Your objective:
Reproduce the full listing below unchanged, apart from the pictures.

+ + +

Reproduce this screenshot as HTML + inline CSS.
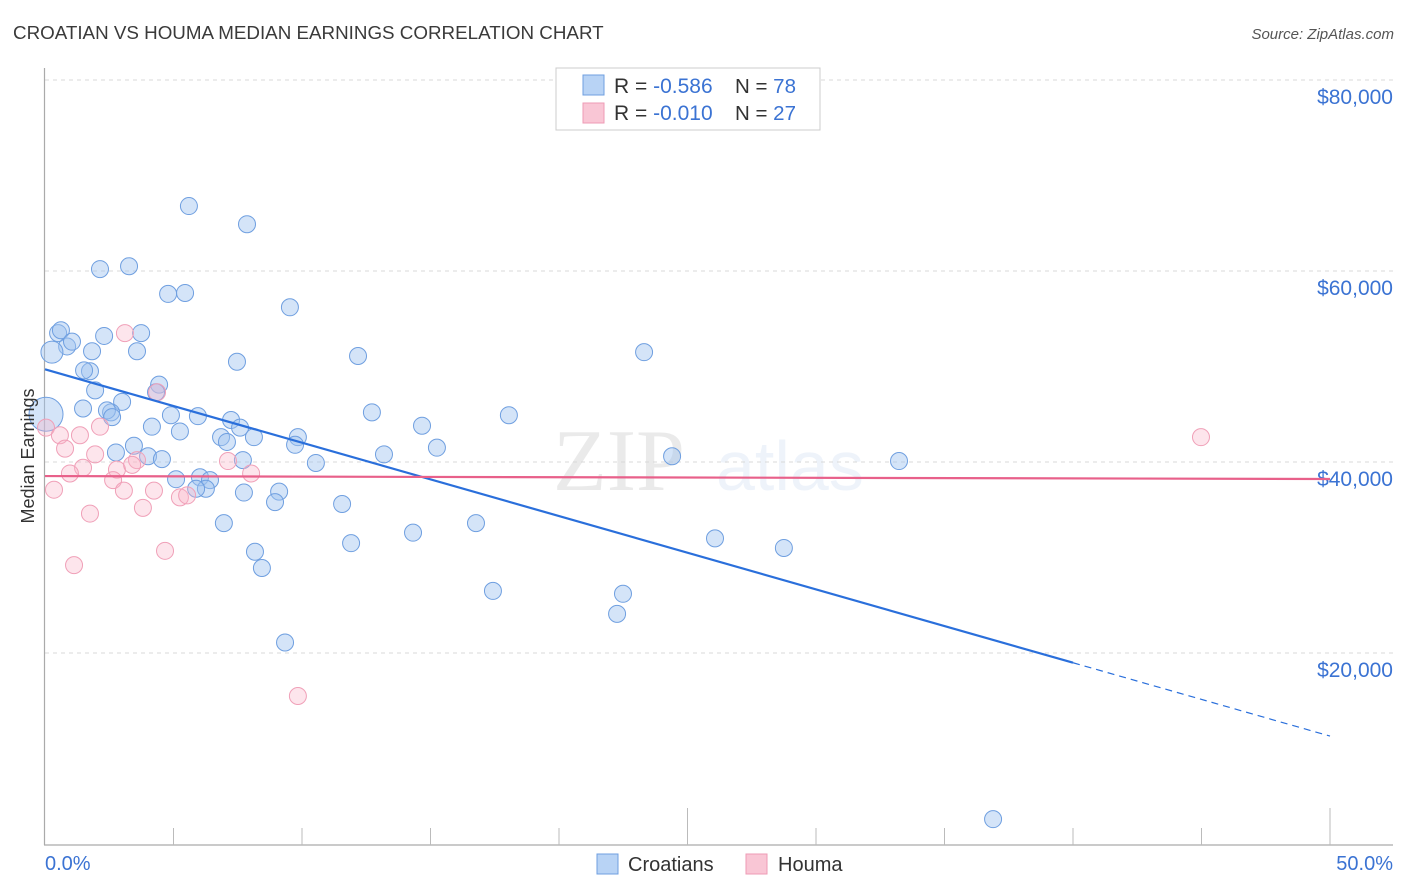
<!DOCTYPE html>
<html><head><meta charset="utf-8"><style>
body{margin:0;background:#fff;font-family:"Liberation Sans",sans-serif;}
svg{display:block}
</style></head><body>
<svg id="chart" width="1406" height="892" viewBox="0 0 1406 892" xmlns="http://www.w3.org/2000/svg">
<text x="13" y="39" font-size="18.8" fill="#3a3a3a">CROATIAN VS HOUMA MEDIAN EARNINGS CORRELATION CHART</text>
<text x="1394" y="39" font-size="15" fill="#555" font-style="italic" text-anchor="end">Source: ZipAtlas.com</text>
<g opacity="0.13">
<text x="553" y="490" font-size="88" font-family="Liberation Serif, serif" fill="#666">ZIP</text>
<text x="716" y="490" font-size="70" fill="#7fa6e0">atlas</text>
</g>
<g id="grid"></g>
<g id="axes"></g>
<g id="points-blue"></g>
<g id="points-pink"></g>
<g id="trends"></g>
<g>
<rect x="556" y="68" width="264" height="62" fill="#fff" stroke="#ccc"/>
<rect x="583" y="75" width="21" height="20" fill="#b8d3f5" stroke="#6f9fe0"/>
<rect x="583" y="103" width="21" height="20" fill="#f9c6d5" stroke="#ee9bb5"/>
<text x="614" y="93" font-size="21" fill="#333">R = <tspan fill="#3b73d3">-0.586</tspan></text>
<text x="735" y="93" font-size="20.5" fill="#333">N = <tspan fill="#3b73d3">78</tspan></text>
<text x="614" y="120" font-size="21" fill="#333">R = <tspan fill="#3b73d3">-0.010</tspan></text>
<text x="735" y="120" font-size="20.5" fill="#333">N = <tspan fill="#3b73d3">27</tspan></text>
</g>
<g>
<rect x="597" y="854" width="21" height="20" fill="#b8d3f5" stroke="#6f9fe0"/>
<text x="628" y="871" font-size="20" fill="#333">Croatians</text>
<rect x="746" y="854" width="21" height="20" fill="#f9c6d5" stroke="#ee9bb5"/>
<text x="778" y="871" font-size="20" fill="#333">Houma</text>
</g>
<text x="34" y="456" font-size="18" fill="#333" text-anchor="middle" transform="rotate(-90 34 456)">Median Earnings</text>
<text x="45" y="870" font-size="20" fill="#3b73d3">0.0%</text>
<text x="1393" y="870" font-size="20" fill="#3b73d3" text-anchor="end">50.0%</text>
</svg>
<script>
const yTicks=[20000,40000,60000,80000];
const yTickLabels=["$20,000","$40,000","$60,000","$80,000"];
const croX=[5.60,7.86,2.14,3.27,4.79,5.45,9.53,0.51,0.62,0.86,1.05,1.83,2.30,3.74,3.58,0.27,1.75,1.52,7.47,12.18,23.31,1.95,4.44,4.32,3.00,1.48,2.57,2.41,2.61,4.90,5.95,7.24,7.59,4.16,5.25,0.04,12.72,18.05,14.67,6.85,8.13,7.08,9.84,9.73,3.46,2.76,4.01,4.55,7.70,13.19,15.25,10.54,24.40,33.23,5.10,6.03,6.42,6.26,5.88,7.74,9.11,8.95,11.56,6.96,16.77,14.32,11.91,26.07,28.75,8.17,8.44,17.43,22.49,22.26,9.34,36.89];
const croY=[66800,64900,60200,60500,57600,57700,56200,53500,53800,52100,52600,51600,53200,53500,51600,51500,49500,49600,50500,51100,51500,47500,48100,47300,46300,45600,45200,45400,44700,44900,44800,44400,43600,43700,43200,45000,45200,44900,43800,42600,42600,42100,42600,41800,41700,41000,40600,40300,40200,40800,41500,39900,40600,40100,38200,38400,38100,37200,37200,36800,36900,35800,35600,33600,33600,32600,31500,32000,31000,30600,28900,26500,26200,24100,21100,2600];
const croR=[8.5,8.5,8.5,8.5,8.5,8.5,8.5,8.5,8.5,8.5,8.5,8.5,8.5,8.5,8.5,11,8.5,8.5,8.5,8.5,8.5,8.5,8.5,8.5,8.5,8.5,8.5,8.5,8.5,8.5,8.5,8.5,8.5,8.5,8.5,17,8.5,8.5,8.5,8.5,8.5,8.5,8.5,8.5,8.5,8.5,8.5,8.5,8.5,8.5,8.5,8.5,8.5,8.5,8.5,8.5,8.5,8.5,8.5,8.5,8.5,8.5,8.5,8.5,8.5,8.5,8.5,8.5,8.5,8.5,8.5,8.5,8.5,8.5,8.5,8.5];
const houX=[3.11,4.36,0.04,0.58,1.36,2.14,0.78,1.95,1.48,0.97,2.80,2.65,3.58,3.39,7.12,8.02,0.35,3.07,4.24,5.25,5.53,1.75,3.81,4.67,1.13,9.84,44.98];
const houY=[53500,47300,43600,42800,42800,43700,41400,40800,39400,38800,39200,38100,40200,39700,40100,38800,37100,37000,37000,36300,36500,34600,35200,30700,29200,15500,42600];
const croTrend=[49700,11300];
const houTrend=[38530,38220];
const NS="http://www.w3.org/2000/svg";
const X0=45,X1=1330,Y0=844,PXPERK=191/20000;
const sx=v=>X0+(v/50)*(X1-X0);
const sy=v=>Y0-v*PXPERK;
function mk(tag,attrs,parent){const e=document.createElementNS(NS,tag);for(const k in attrs)e.setAttribute(k,attrs[k]);parent.appendChild(e);return e;}
const grid=document.getElementById('grid');
yTicks.forEach((t,i)=>{
  const l=mk('line',{x1:45,x2:1393,y1:sy(t),y2:sy(t),stroke:'#d8d8d8','stroke-dasharray':'4,4'},grid);
  
  
  const tx=mk('text',{x:1393,y:sy(t)+24,'font-size':21,fill:'#3b73d3','text-anchor':'end'},grid);
  tx.textContent=yTickLabels[i];
  
  
});
const axes=document.getElementById('axes');
const ya=mk('line',{x1:44.5,x2:44.5,y1:68,y2:845,stroke:'#aaa','stroke-width':1.2},axes);


const xa=mk('line',{x1:44,x2:1393,y1:845,y2:845,stroke:'#aaa','stroke-width':1.2},axes);


for(let i=1;i<=10;i++){
  const x=sx(i*5);
  const tk=mk('line',{x1:x,x2:x,y1:(i==5||i==10)?808:828,y2:845,stroke:'#bbb'},axes);
  
  
}
const pb=document.getElementById('points-blue');
croX.forEach((v,i)=>{
  const c=mk('circle',{cx:sx(v),cy:sy(croY[i]),r:croR[i],fill:'rgba(160,196,240,0.45)',stroke:'#6f9fe0','stroke-width':1},pb);
  
  
});
const pp=document.getElementById('points-pink');
houX.forEach((v,i)=>{
  const c=mk('circle',{cx:sx(v),cy:sy(houY[i]),r:8.5,fill:'rgba(248,180,200,0.35)',stroke:'#f0a0b8','stroke-width':1},pp);
  
  
});
const tr=document.getElementById('trends');
const yAt=(a,x)=>a[0]+(a[1]-a[0])*x/50;
const b1=mk('line',{x1:sx(0),y1:sy(croTrend[0]),x2:sx(40),y2:sy(yAt(croTrend,40)),stroke:'#2a6fdb','stroke-width':2.2},tr);


const b2=mk('line',{x1:sx(40),y1:sy(yAt(croTrend,40)),x2:sx(50),y2:sy(croTrend[1]),stroke:'#2a6fdb','stroke-width':1.2,'stroke-dasharray':'7,5'},tr);


const p1=mk('line',{x1:sx(0),y1:sy(houTrend[0]),x2:sx(50),y2:sy(houTrend[1]),stroke:'#e8608a','stroke-width':2.2},tr);


</script>
</body></html>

+ + +

Finished task:
Reproduce this screenshot as HTML + inline CSS.
<!DOCTYPE html>
<html><head><meta charset="utf-8"><style>
body{margin:0;background:#fff;font-family:"Liberation Sans",sans-serif;}
svg{display:block}
</style></head><body>
<svg id="chart" width="1406" height="892" viewBox="0 0 1406 892" xmlns="http://www.w3.org/2000/svg">
<text x="13" y="39" font-size="18.8" fill="#3a3a3a">CROATIAN VS HOUMA MEDIAN EARNINGS CORRELATION CHART</text>
<text x="1394" y="39" font-size="15" fill="#555" font-style="italic" text-anchor="end">Source: ZipAtlas.com</text>
<g opacity="0.13">
<text x="553" y="490" font-size="88" font-family="Liberation Serif, serif" fill="#666">ZIP</text>
<text x="716" y="490" font-size="70" fill="#7fa6e0">atlas</text>
</g>
<g id="grid"></g>
<g id="axes"></g>
<g id="points-blue"></g>
<g id="points-pink"></g>
<g id="trends"></g>
<g>
<rect x="556" y="68" width="264" height="62" fill="#fff" stroke="#ccc"/>
<rect x="583" y="75" width="21" height="20" fill="#b8d3f5" stroke="#6f9fe0"/>
<rect x="583" y="103" width="21" height="20" fill="#f9c6d5" stroke="#ee9bb5"/>
<text x="614" y="93" font-size="21" fill="#333">R = <tspan fill="#3b73d3">-0.586</tspan></text>
<text x="735" y="93" font-size="20.5" fill="#333">N = <tspan fill="#3b73d3">78</tspan></text>
<text x="614" y="120" font-size="21" fill="#333">R = <tspan fill="#3b73d3">-0.010</tspan></text>
<text x="735" y="120" font-size="20.5" fill="#333">N = <tspan fill="#3b73d3">27</tspan></text>
</g>
<g>
<rect x="597" y="854" width="21" height="20" fill="#b8d3f5" stroke="#6f9fe0"/>
<text x="628" y="871" font-size="20" fill="#333">Croatians</text>
<rect x="746" y="854" width="21" height="20" fill="#f9c6d5" stroke="#ee9bb5"/>
<text x="778" y="871" font-size="20" fill="#333">Houma</text>
</g>
<text x="34" y="456" font-size="18" fill="#333" text-anchor="middle" transform="rotate(-90 34 456)">Median Earnings</text>
<text x="45" y="870" font-size="20" fill="#3b73d3">0.0%</text>
<text x="1393" y="870" font-size="20" fill="#3b73d3" text-anchor="end">50.0%</text>
</svg>
<script>
const yTicks=[20000,40000,60000,80000];
const yTickLabels=["$20,000","$40,000","$60,000","$80,000"];
const croX=[5.60,7.86,2.14,3.27,4.79,5.45,9.53,0.51,0.62,0.86,1.05,1.83,2.30,3.74,3.58,0.27,1.75,1.52,7.47,12.18,23.31,1.95,4.44,4.32,3.00,1.48,2.57,2.41,2.61,4.90,5.95,7.24,7.59,4.16,5.25,0.04,12.72,18.05,14.67,6.85,8.13,7.08,9.84,9.73,3.46,2.76,4.01,4.55,7.70,13.19,15.25,10.54,24.40,33.23,5.10,6.03,6.42,6.26,5.88,7.74,9.11,8.95,11.56,6.96,16.77,14.32,11.91,26.07,28.75,8.17,8.44,17.43,22.49,22.26,9.34,36.89];
const croY=[66800,64900,60200,60500,57600,57700,56200,53500,53800,52100,52600,51600,53200,53500,51600,51500,49500,49600,50500,51100,51500,47500,48100,47300,46300,45600,45200,45400,44700,44900,44800,44400,43600,43700,43200,45000,45200,44900,43800,42600,42600,42100,42600,41800,41700,41000,40600,40300,40200,40800,41500,39900,40600,40100,38200,38400,38100,37200,37200,36800,36900,35800,35600,33600,33600,32600,31500,32000,31000,30600,28900,26500,26200,24100,21100,2600];
const croR=[8.5,8.5,8.5,8.5,8.5,8.5,8.5,8.5,8.5,8.5,8.5,8.5,8.5,8.5,8.5,11,8.5,8.5,8.5,8.5,8.5,8.5,8.5,8.5,8.5,8.5,8.5,8.5,8.5,8.5,8.5,8.5,8.5,8.5,8.5,17,8.5,8.5,8.5,8.5,8.5,8.5,8.5,8.5,8.5,8.5,8.5,8.5,8.5,8.5,8.5,8.5,8.5,8.5,8.5,8.5,8.5,8.5,8.5,8.5,8.5,8.5,8.5,8.5,8.5,8.5,8.5,8.5,8.5,8.5,8.5,8.5,8.5,8.5,8.5,8.5];
const houX=[3.11,4.36,0.04,0.58,1.36,2.14,0.78,1.95,1.48,0.97,2.80,2.65,3.58,3.39,7.12,8.02,0.35,3.07,4.24,5.25,5.53,1.75,3.81,4.67,1.13,9.84,44.98];
const houY=[53500,47300,43600,42800,42800,43700,41400,40800,39400,38800,39200,38100,40200,39700,40100,38800,37100,37000,37000,36300,36500,34600,35200,30700,29200,15500,42600];
const croTrend=[49700,11300];
const houTrend=[38530,38220];
const NS="http://www.w3.org/2000/svg";
const X0=45,X1=1330,Y0=844,PXPERK=191/20000;
const sx=v=>X0+(v/50)*(X1-X0);
const sy=v=>Y0-v*PXPERK;
function mk(tag,attrs,parent){const e=document.createElementNS(NS,tag);for(const k in attrs)e.setAttribute(k,attrs[k]);parent.appendChild(e);return e;}
const grid=document.getElementById('grid');
yTicks.forEach((t,i)=>{
  const l=mk('line',{x1:45,x2:1393,y1:sy(t),y2:sy(t),stroke:'#d8d8d8','stroke-dasharray':'4,4'},grid);
  
  
  const tx=mk('text',{x:1393,y:sy(t)+24,'font-size':21,fill:'#3b73d3','text-anchor':'end'},grid);
  tx.textContent=yTickLabels[i];
  
  
});
const axes=document.getElementById('axes');
const ya=mk('line',{x1:44.5,x2:44.5,y1:68,y2:845,stroke:'#aaa','stroke-width':1.2},axes);


const xa=mk('line',{x1:44,x2:1393,y1:845,y2:845,stroke:'#aaa','stroke-width':1.2},axes);


for(let i=1;i<=10;i++){
  const x=sx(i*5);
  const tk=mk('line',{x1:x,x2:x,y1:(i==5||i==10)?808:828,y2:845,stroke:'#bbb'},axes);
  
  
}
const pb=document.getElementById('points-blue');
croX.forEach((v,i)=>{
  const c=mk('circle',{cx:sx(v),cy:sy(croY[i]),r:croR[i],fill:'rgba(160,196,240,0.45)',stroke:'#6f9fe0','stroke-width':1},pb);
  
  
});
const pp=document.getElementById('points-pink');
houX.forEach((v,i)=>{
  const c=mk('circle',{cx:sx(v),cy:sy(houY[i]),r:8.5,fill:'rgba(248,180,200,0.35)',stroke:'#f0a0b8','stroke-width':1},pp);
  
  
});
const tr=document.getElementById('trends');
const yAt=(a,x)=>a[0]+(a[1]-a[0])*x/50;
const b1=mk('line',{x1:sx(0),y1:sy(croTrend[0]),x2:sx(40),y2:sy(yAt(croTrend,40)),stroke:'#2a6fdb','stroke-width':2.2},tr);


const b2=mk('line',{x1:sx(40),y1:sy(yAt(croTrend,40)),x2:sx(50),y2:sy(croTrend[1]),stroke:'#2a6fdb','stroke-width':1.2,'stroke-dasharray':'7,5'},tr);


const p1=mk('line',{x1:sx(0),y1:sy(houTrend[0]),x2:sx(50),y2:sy(houTrend[1]),stroke:'#e8608a','stroke-width':2.2},tr);


</script>
</body></html>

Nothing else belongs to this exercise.